Task prompt = Gather up the lines that contain "diagram".

** START Supplied records **

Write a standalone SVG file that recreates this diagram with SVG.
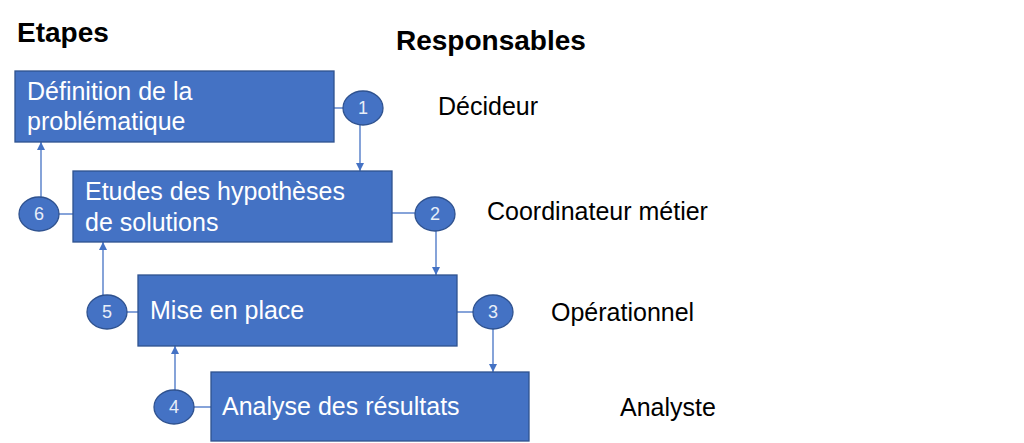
<svg xmlns="http://www.w3.org/2000/svg" width="1024" height="443" viewBox="0 0 1024 443">
<defs>
<marker id="ah" viewBox="0 0 10 10" refX="10" refY="5" markerWidth="8" markerHeight="8" markerUnits="userSpaceOnUse" orient="auto">
<path d="M0,0 L10,5 L0,10 Z" fill="#4472C4"/>
</marker>
<style>
.box{fill:#4472C4;stroke:#2F528F;stroke-width:1.3}
.circ{fill:#4472C4;stroke:#2F528F;stroke-width:1.3}
.bt{font-family:"Liberation Sans",Arial,sans-serif;font-size:25px;fill:#fff}
.nt{font-family:"Liberation Sans",Arial,sans-serif;font-size:18px;fill:#E8EEF8;text-anchor:middle}
.lt{font-family:"Liberation Sans",Arial,sans-serif;font-size:25px;fill:#000}
.ht{font-family:"Liberation Sans",Arial,sans-serif;font-size:28px;font-weight:bold;fill:#000}
.c{stroke:#4472C4;stroke-width:1.3;fill:none}
.a{stroke:#4472C4;stroke-width:1.3;fill:none;marker-end:url(#ah)}
</style>
</defs>
<rect width="1024" height="443" fill="#fff"/>
<text class="ht" x="17" y="42">Etapes</text>
<text class="ht" x="396" y="50">Responsables</text>
<g id="connectors">
<line class="c" x1="334" y1="108" x2="343" y2="108"/>
<line class="c" x1="392" y1="213" x2="415" y2="213"/>
<line class="c" x1="457" y1="312" x2="474" y2="312"/>
<line class="c" x1="59" y1="214" x2="73" y2="214"/>
<line class="c" x1="127" y1="312" x2="138" y2="312"/>
<line class="c" x1="194" y1="407" x2="211" y2="407"/>
<line class="a" x1="360" y1="125" x2="360" y2="171"/>
<line class="a" x1="436" y1="231" x2="436" y2="275"/>
<line class="a" x1="493" y1="329" x2="493" y2="372"/>
<line class="a" x1="41" y1="198" x2="41" y2="142"/>
<line class="a" x1="103" y1="295" x2="103" y2="242"/>
<line class="a" x1="175" y1="391" x2="175" y2="346"/>
</g>
<g id="step1">
<rect class="box" x="15" y="71" width="319" height="71"/>
<text class="bt" x="27" y="100">Définition de la</text>
<text class="bt" x="27" y="130">problématique</text>
</g>
<g id="step2">
<rect class="box" x="73" y="171" width="319" height="71"/>
<text class="bt" x="85" y="200">Etudes des hypothèses</text>
<text class="bt" x="85" y="231">de solutions</text>
</g>
<g id="step3">
<rect class="box" x="138" y="275" width="319" height="71"/>
<text class="bt" x="150" y="319">Mise en place</text>
</g>
<g id="step4">
<rect class="box" x="211" y="372" width="318" height="69"/>
<text class="bt" x="222" y="415">Analyse des résultats</text>
</g>
<g id="n1"><ellipse class="circ" cx="363" cy="108" rx="20" ry="17"/><text class="nt" x="363" y="114">1</text></g>
<g id="n2"><ellipse class="circ" cx="435" cy="214" rx="20" ry="17"/><text class="nt" x="435" y="220">2</text></g>
<g id="n3"><ellipse class="circ" cx="493" cy="312" rx="20" ry="17"/><text class="nt" x="493" y="318">3</text></g>
<g id="n4"><ellipse class="circ" cx="174" cy="407" rx="20" ry="17"/><text class="nt" x="174" y="413">4</text></g>
<g id="n5"><ellipse class="circ" cx="107" cy="312" rx="20" ry="17"/><text class="nt" x="107" y="318">5</text></g>
<g id="n6"><ellipse class="circ" cx="39" cy="214" rx="20" ry="17"/><text class="nt" x="39" y="220">6</text></g>
<g id="roles">
<text class="lt" x="438" y="115">Décideur</text>
<text class="lt" x="487" y="220">Coordinateur métier</text>
<text class="lt" x="551" y="321">Opérationnel</text>
<text class="lt" x="620" y="416">Analyste</text>
</g>
</svg>
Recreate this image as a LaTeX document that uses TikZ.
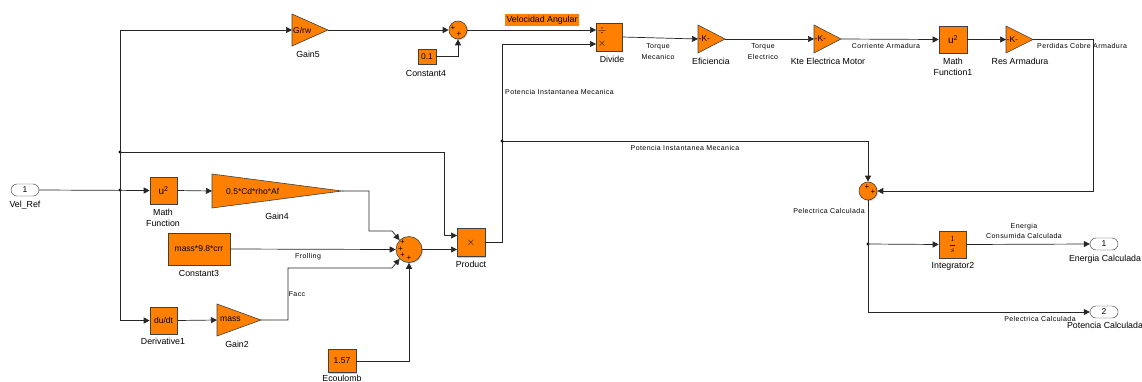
\documentclass[tikz,border=0pt]{standalone}
\usepackage{fontspec}
\setmainfont{Liberation Sans}
\newfontfamily\sigfont[LetterSpace=6]{Liberation Sans}
\usetikzlibrary{arrows.meta,shadows}
\definecolor{sorange}{RGB}{255,128,0}
\tikzset{
 blk/.style={draw=black!75, fill=sorange, line width=0.6pt, inner sep=0pt, font=\fontsize{8.5}{9}\selectfont,
   drop shadow={shadow xshift=1pt,shadow yshift=-1pt,fill=black!40,opacity=0.5}},
 sumc/.style={circle, draw=black!75, fill=sorange, line width=0.6pt, inner sep=0pt,
   drop shadow={shadow xshift=1pt,shadow yshift=-1pt,fill=black!40,opacity=0.5}},
 pls/.style={font=\fontsize{8}{8}\selectfont, inner sep=0pt},
 port/.style={draw=black!80, fill=white, rounded corners=6pt, minimum width=28pt, minimum height=12pt, inner sep=0pt, font=\fontsize{8.5}{9}\selectfont},
 lbl/.style={font=\fontsize{8.8}{11.5}\selectfont, align=center, inner sep=0pt},
 sig/.style={font=\sigfont\fontsize{7}{10.5}\selectfont, align=center, inner sep=0pt},
 wire/.style={draw=black!85, line width=0.7pt},
 arr/.style={wire, -{Triangle[length=6pt,width=6pt]}},
 jdot/.style={circle, fill=black, inner sep=0pt, minimum size=3.2pt},
 gainsty/.style={draw=black!75, fill=sorange, line width=0.6pt, line join=miter},
 gtext/.style={font=\fontsize{8.5}{9}\selectfont, inner sep=0pt, anchor=west},
}
\begin{document}
\begin{tikzpicture}[x=1pt,y=-1pt]
\useasboundingbox (0,0) rectangle (1142,381);

% ---------- ports ----------
\node[port] (vr) at (25,190) {1};
\node[lbl] (vrl) at (25,205) {Vel\_Ref};
\node[port] (o1) at (1104,244) {1};
\node[lbl] (o1l) at (1105,259) {Energia Calculada};
\node[port] (o2) at (1104,312) {2};
\node[lbl] (o2l) at (1105,325) {Potencia Calculada};

% ---------- left blocks ----------
\node[blk, minimum width=27pt, minimum height=27pt, font=\fontsize{10}{10}\selectfont] (mf) at (163.5,190.5) {u\textsuperscript{2}};
\node[lbl] (mfl) at (163,218) {Math\\Function};

\draw[gainsty] (212,174) -- (342,191) -- (212,208) -- cycle;
\node[gtext] (g4t) at (226,191) {0.5*Cd*rho*Af};
\coordinate (g4in) at (212,191); \coordinate (g4out) at (342,191);
\node[lbl] (g4l) at (277,216) {Gain4};

\node[blk, minimum width=62pt, minimum height=32pt] (c3) at (199,249) {mass*9.8*crr};
\node[lbl] (c3l) at (199,273) {Constant3};

\node[blk, minimum width=27pt, minimum height=27pt] (der) at (163.5,320.5) {du/dt};
\node[lbl] (derl) at (163,341) {Derivative1};

\draw[gainsty] (217,304) -- (261,320) -- (217,336) -- cycle;
\node[gtext] (g2t) at (220,319) {mass};
\coordinate (g2in) at (217,320); \coordinate (g2out) at (261,320);
\node[lbl] (g2l) at (237,344) {Gain2};

\node[blk, minimum width=28pt, minimum height=23pt] (ec) at (342,361) {1.57};
\node[lbl] (ecl) at (342,378) {Ecoulomb};

\node[sumc, minimum size=26pt] (sf) at (409,249.5) {};
\node[pls] (sfp1) at (402.5,242.5) {+};
\node[pls] (sfp2) at (400.5,249) {+};
\node[pls] (sfp3) at (402.5,255.5) {+};
\node[pls] (sfp4) at (409,258) {+};

\node[blk, minimum width=28pt, minimum height=28pt, font=\fontsize{11}{11}\selectfont] (prod) at (471,242.5) {$\times$};
\node[lbl] (prodl) at (471,264) {Product};
\coordinate (prin1) at (457,235.5); \coordinate (prin2) at (457,249.5);

% ---------- top blocks ----------
\draw[gainsty] (292,14) -- (328,30) -- (292,46) -- cycle;
\node[gtext] (g5t) at (293,30) {G/rw};
\coordinate (g5in) at (292,30); \coordinate (g5out) at (328,30);
\node[lbl] (g5l) at (308,54) {Gain5};

\node[sumc, minimum size=18pt] (s1) at (458,30) {};
\node[pls] (s1p1) at (453,28.5) {+};
\node[pls] (s1p2) at (459,34) {+};

\node[blk, minimum width=18pt, minimum height=15pt] (c4) at (427,56.5) {0.1};
\node[lbl] (c4l) at (426,73) {Constant4};

\node[lbl, fill=sorange, inner sep=1.5pt] (va) at (542,20) {Velocidad Angular};

\node[blk, minimum width=26pt, minimum height=28pt] (div) at (609,37) {};
\node[font=\fontsize{11}{11}\selectfont, inner sep=0pt] (divs1) at (602,30.5) {$\div$};
\node[font=\fontsize{11}{11}\selectfont, inner sep=0pt] (divs2) at (602,44) {$\times$};
\coordinate (dvin1) at (596,30); \coordinate (dvin2) at (596,44);
\node[lbl] (divl) at (612,59) {Divide};

\draw[gainsty] (698,25) -- (725,39) -- (698,53) -- cycle;
\node[gtext] (eft) at (698.5,39) {-K-};
\coordinate (efin) at (698,39); \coordinate (efout) at (725,39);
\node[lbl] (efl) at (711,61) {Eficiencia};

\draw[gainsty] (814,25) -- (841,39) -- (814,53) -- cycle;
\node[gtext] (ktt) at (814.5,39) {-K-};
\coordinate (ktin) at (814,39); \coordinate (ktout) at (841,39);
\node[lbl] (ktl) at (828,61) {Kte Electrica Motor};

\node[blk, minimum width=28pt, minimum height=27pt, font=\fontsize{10}{10}\selectfont] (mf1) at (953,39.5) {u\textsuperscript{2}};
\node[lbl] (mf1l) at (953,67) {Math\\Function1};

\draw[gainsty] (1006,26) -- (1033,39.5) -- (1006,53) -- cycle;
\node[gtext] (rat) at (1006.5,39.5) {-K-};
\coordinate (rain) at (1006,39.5); \coordinate (raout) at (1033,39.5);
\node[lbl] (ral) at (1020,61) {Res Armadura};

% ---------- right ----------
\node[sumc, minimum size=18pt] (sp) at (868,191) {};
\node[pls] (spp1) at (867,187) {+};
\node[pls] (spp2) at (873,192.5) {+};
\node[sig] (spl) at (829,211) {Pelectrica Calculada};

\node[blk, minimum width=27pt, minimum height=27pt, font=\fontsize{8.5}{9}\selectfont] (int) at (952.5,244.5) {$\displaystyle\frac{1}{s}$};
\node[lbl] (intl) at (953,266) {Integrator2};

% ---------- junctions ----------
\coordinate (j1) at (120,190);
\coordinate (j2) at (120,152);
\coordinate (j3) at (502,141);
\coordinate (j4) at (868,244);
\node[jdot] (dj1) at (j1) {};
\node[jdot] (dj2) at (j2) {};
\node[jdot] (dj3) at (j3) {};
\node[jdot] (dj4) at (j4) {};

% ---------- wires ----------
\draw[arr] (vr.east) -- (mf.west);
\draw[arr] (j1) -- (120,30) -- (g5in);
\draw[arr] (j1) -- (120,320.5) -- (der.west);
\draw[arr] (j2) -- (444,152) -- (444,235.5) -- (prin1);
\draw[arr] (mf.east) -- (g4in);
\draw[arr] (g4out) -- (369,191) -- (369,231) -- (392,231) -- (sf.135);
\draw[arr] (c3.east) -- (sf.west);
\draw[arr] (der.east) -- (g2in);
\draw[arr] (g2out) -- (288,320) -- (288,268) -- (392,268) -- (sf.225);
\draw[arr] (ec.east) -- (409,361) -- (sf.south);
\draw[arr] (sf.east) -- (prin2);
\draw[arr] (prod.east) -- (502,242.5) -- (502,44) -- (dvin2);
\draw[arr] (j3) -- (868,141) -- (sp.north);
\draw[arr] (g5out) -- (s1.west);
\draw[arr] (c4.east) -- (458,56.5) -- (s1.south);
\draw[arr] (s1.east) -- (dvin1);
\draw[arr] (div.east) -- (efin);
\draw[arr] (efout) -- (ktin);
\draw[arr] (ktout) -- (mf1.west);
\draw[arr] (mf1.east) -- (rain);
\draw[arr] (raout) -- (1093,39.5) -- (1093,191) -- (sp.east);
\draw[arr] (sp.south) -- (868,312) -- (o2.west);
\draw[arr] (j4) -- (int.west);
\draw[arr] (int.east) -- (o1.west);

% ---------- signal labels ----------
\node[sig] (lfr) at (308,257) {Frolling};
\node[sig] (lfa) at (297,294) {Facc};
\node[sig, anchor=west] (lpim1) at (505,92) {Potencia Instantanea Mecanica};
\node[sig] (lpim2) at (685,148) {Potencia Instantanea Mecanica};
\node[sig] (ltm) at (658,51.5) {Torque\\Mecanico};
\node[sig] (lte) at (763,51.5) {Torque\\Electrico};
\node[sig] (lca) at (886,46) {Corriente Armadura};
\node[sig, anchor=west] (lpca) at (1037,46) {Perdidas Cobre Armadura};
\node[sig] (lec) at (1024,231) {Energia\\Consumida Calculada};
\node[sig] (lpc) at (1040,319) {Pelectrica Calculada};
\end{tikzpicture}
\end{document}
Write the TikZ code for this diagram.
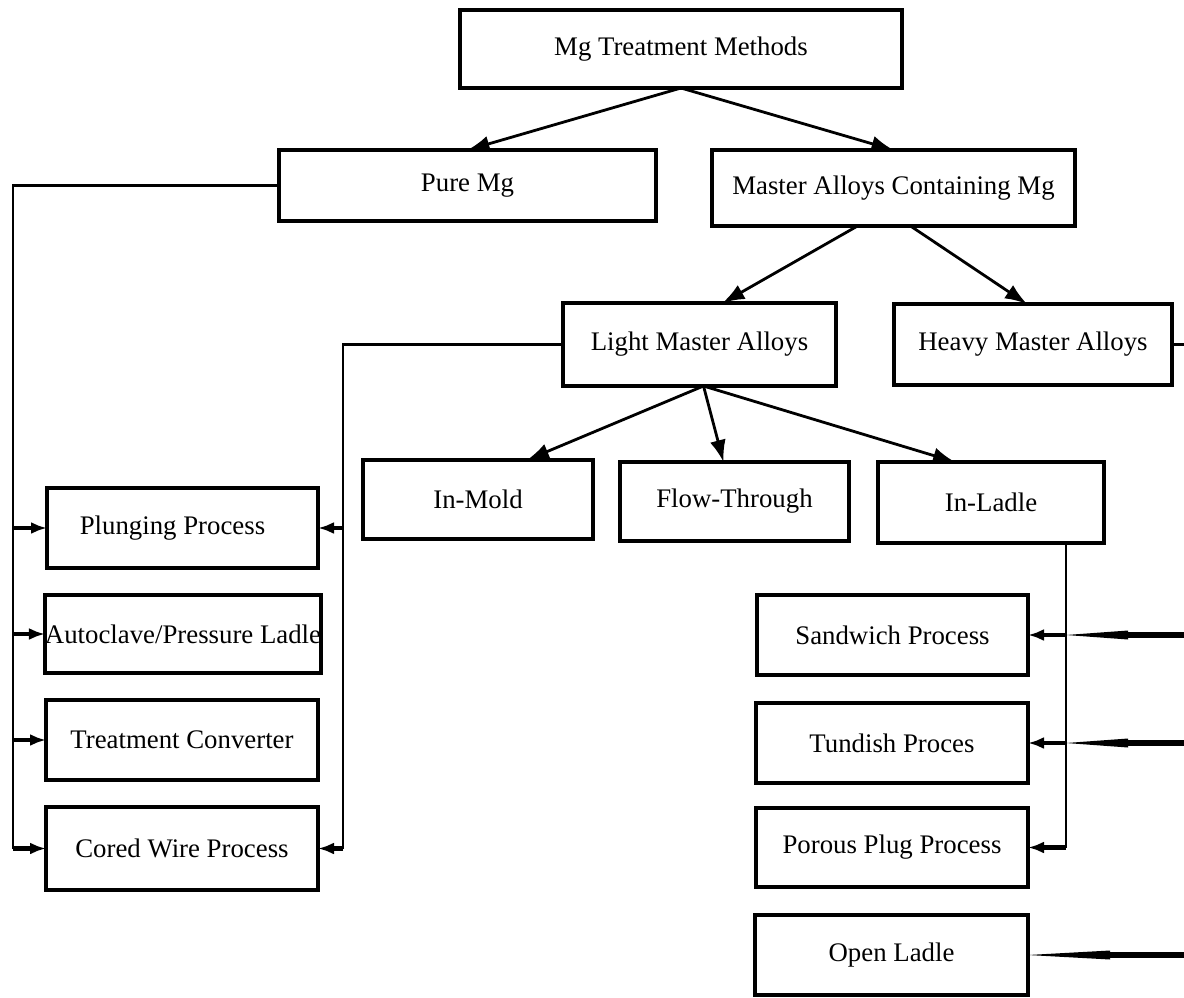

** END Supplied records **

Correct result =
Write a standalone SVG file that recreates this diagram with SVG.
Write the TikZ code for this diagram.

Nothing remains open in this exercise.